Return every line below as is, leaving out the pictures.

-=-=-=-=-

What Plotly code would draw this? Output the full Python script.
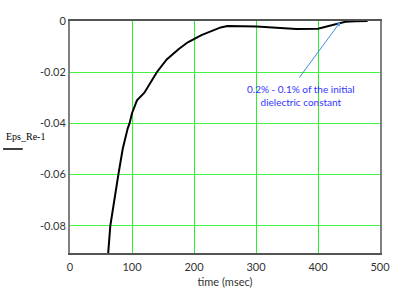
import plotly.graph_objects as go

time_ms = [61, 65, 78, 85, 93, 96, 100, 108, 120, 140, 156, 175, 190, 204, 212,
           243, 254, 301, 328, 365, 400, 418, 439, 444, 460, 480]
eps_re_minus_1 = [-0.0925, -0.080, -0.060, -0.050, -0.042, -0.040, -0.036, -0.031,
                  -0.028, -0.020, -0.015, -0.011, -0.0083, -0.0064, -0.0055,
                  -0.0025, -0.0020, -0.0021, -0.0025, -0.0031, -0.0030, -0.0019,
                  -0.0006, -0.0003, -0.0001, 0.0]

x_ticks = [0, 100, 200, 300, 400, 500]
y_ticks = [0, -0.02, -0.04, -0.06, -0.08]
y_tick_labels = ["0", "-0.02", "-0.04", "-0.06", "-0.08"]

note_lines = ["0.2% - 0.1% of the initial", "dielectric constant"]

fig = go.Figure()
fig.add_trace(go.Scatter(x=time_ms, y=eps_re_minus_1, mode="lines",
                         line=dict(color="black", width=2), showlegend=False,
                         cliponaxis=True, hoverinfo="skip"))

font = dict(family="Lato, Open Sans, sans-serif", size=11, color="#333333")

L, R, T, B = 70, 385, 21, 253
W, H = R - L, B - T

fig.update_layout(
    width=402, height=301,
    margin=dict(l=L, r=402 - R, t=T, b=301 - B),
    paper_bgcolor="white", plot_bgcolor="white",
    font=font,
    xaxis=dict(range=[0, 500], tickvals=x_ticks, showgrid=True,
               gridcolor="#2cf02c", gridwidth=1, zeroline=False,
               showline=True, linecolor="#555555", linewidth=2, mirror=True,
               ticks="", tickfont=font, ticklabelstandoff=3,
               title=dict(text="time (msec)", font=font, standoff=6)),
    yaxis=dict(range=[-0.0906, 0], tickvals=y_ticks, ticktext=y_tick_labels,
               showgrid=True, gridcolor="#44f444", gridwidth=1, zeroline=False,
               showline=True, linecolor="#808080", linewidth=2, mirror=True,
               ticks="", tickfont=font),
)

# annotation text
fig.add_annotation(x=373, y=-0.0289, xref="x", yref="y",
                   text="<br>".join(note_lines), showarrow=False,
                   font=dict(family="Lato, Open Sans, sans-serif", size=10, color="#3535ff"),
                   align="center")
# arrow
fig.add_annotation(x=436, y=-0.0004, xref="x", yref="y",
                   ax=368, ay=-0.0227, axref="x", ayref="y",
                   text="", showarrow=True, arrowhead=2, arrowsize=0.8,
                   arrowwidth=1, arrowcolor="#3c8ddc")

# y-axis label in Mathcad style (paper coords relative to plot area)
fig.add_annotation(x=(3 - L) / W, y=(B - 136) / H, xref="paper", yref="paper",
                   text="Eps_Re-1", showarrow=False, xanchor="left", yanchor="middle",
                   font=dict(family="Liberation Serif, DejaVu Serif, serif", size=10, color="black"))
fig.add_shape(type="line", xref="paper", yref="paper",
              x0=(2 - L) / W, x1=(22 - L) / W, y0=(B - 149) / H, y1=(B - 149) / H,
              line=dict(color="black", width=1.5))

fig.write_html("out.html", config={"displayModeBar": False},
               post_script="document.body.style.margin='0px';")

-=-=-=-=-

Solution to this problem:
What Plotly code would draw this? Output the full Python script.
import plotly.graph_objects as go

time_ms = [61, 65, 78, 85, 93, 96, 100, 108, 120, 140, 156, 175, 190, 204, 212,
           243, 254, 301, 328, 365, 400, 418, 439, 444, 460, 480]
eps_re_minus_1 = [-0.0925, -0.080, -0.060, -0.050, -0.042, -0.040, -0.036, -0.031,
                  -0.028, -0.020, -0.015, -0.011, -0.0083, -0.0064, -0.0055,
                  -0.0025, -0.0020, -0.0021, -0.0025, -0.0031, -0.0030, -0.0019,
                  -0.0006, -0.0003, -0.0001, 0.0]

x_ticks = [0, 100, 200, 300, 400, 500]
y_ticks = [0, -0.02, -0.04, -0.06, -0.08]
y_tick_labels = ["0", "-0.02", "-0.04", "-0.06", "-0.08"]

note_lines = ["0.2% - 0.1% of the initial", "dielectric constant"]

fig = go.Figure()
fig.add_trace(go.Scatter(x=time_ms, y=eps_re_minus_1, mode="lines",
                         line=dict(color="black", width=2), showlegend=False,
                         cliponaxis=True, hoverinfo="skip"))

font = dict(family="Lato, Open Sans, sans-serif", size=11, color="#333333")

L, R, T, B = 70, 385, 21, 253
W, H = R - L, B - T

fig.update_layout(
    width=402, height=301,
    margin=dict(l=L, r=402 - R, t=T, b=301 - B),
    paper_bgcolor="white", plot_bgcolor="white",
    font=font,
    xaxis=dict(range=[0, 500], tickvals=x_ticks, showgrid=True,
               gridcolor="#2cf02c", gridwidth=1, zeroline=False,
               showline=True, linecolor="#555555", linewidth=2, mirror=True,
               ticks="", tickfont=font, ticklabelstandoff=3,
               title=dict(text="time (msec)", font=font, standoff=6)),
    yaxis=dict(range=[-0.0906, 0], tickvals=y_ticks, ticktext=y_tick_labels,
               showgrid=True, gridcolor="#44f444", gridwidth=1, zeroline=False,
               showline=True, linecolor="#808080", linewidth=2, mirror=True,
               ticks="", tickfont=font),
)

# annotation text
fig.add_annotation(x=373, y=-0.0289, xref="x", yref="y",
                   text="<br>".join(note_lines), showarrow=False,
                   font=dict(family="Lato, Open Sans, sans-serif", size=10, color="#3535ff"),
                   align="center")
# arrow
fig.add_annotation(x=436, y=-0.0004, xref="x", yref="y",
                   ax=368, ay=-0.0227, axref="x", ayref="y",
                   text="", showarrow=True, arrowhead=2, arrowsize=0.8,
                   arrowwidth=1, arrowcolor="#3c8ddc")

# y-axis label in Mathcad style (paper coords relative to plot area)
fig.add_annotation(x=(3 - L) / W, y=(B - 136) / H, xref="paper", yref="paper",
                   text="Eps_Re-1", showarrow=False, xanchor="left", yanchor="middle",
                   font=dict(family="Liberation Serif, DejaVu Serif, serif", size=10, color="black"))
fig.add_shape(type="line", xref="paper", yref="paper",
              x0=(2 - L) / W, x1=(22 - L) / W, y0=(B - 149) / H, y1=(B - 149) / H,
              line=dict(color="black", width=1.5))

fig.write_html("out.html", config={"displayModeBar": False},
               post_script="document.body.style.margin='0px';")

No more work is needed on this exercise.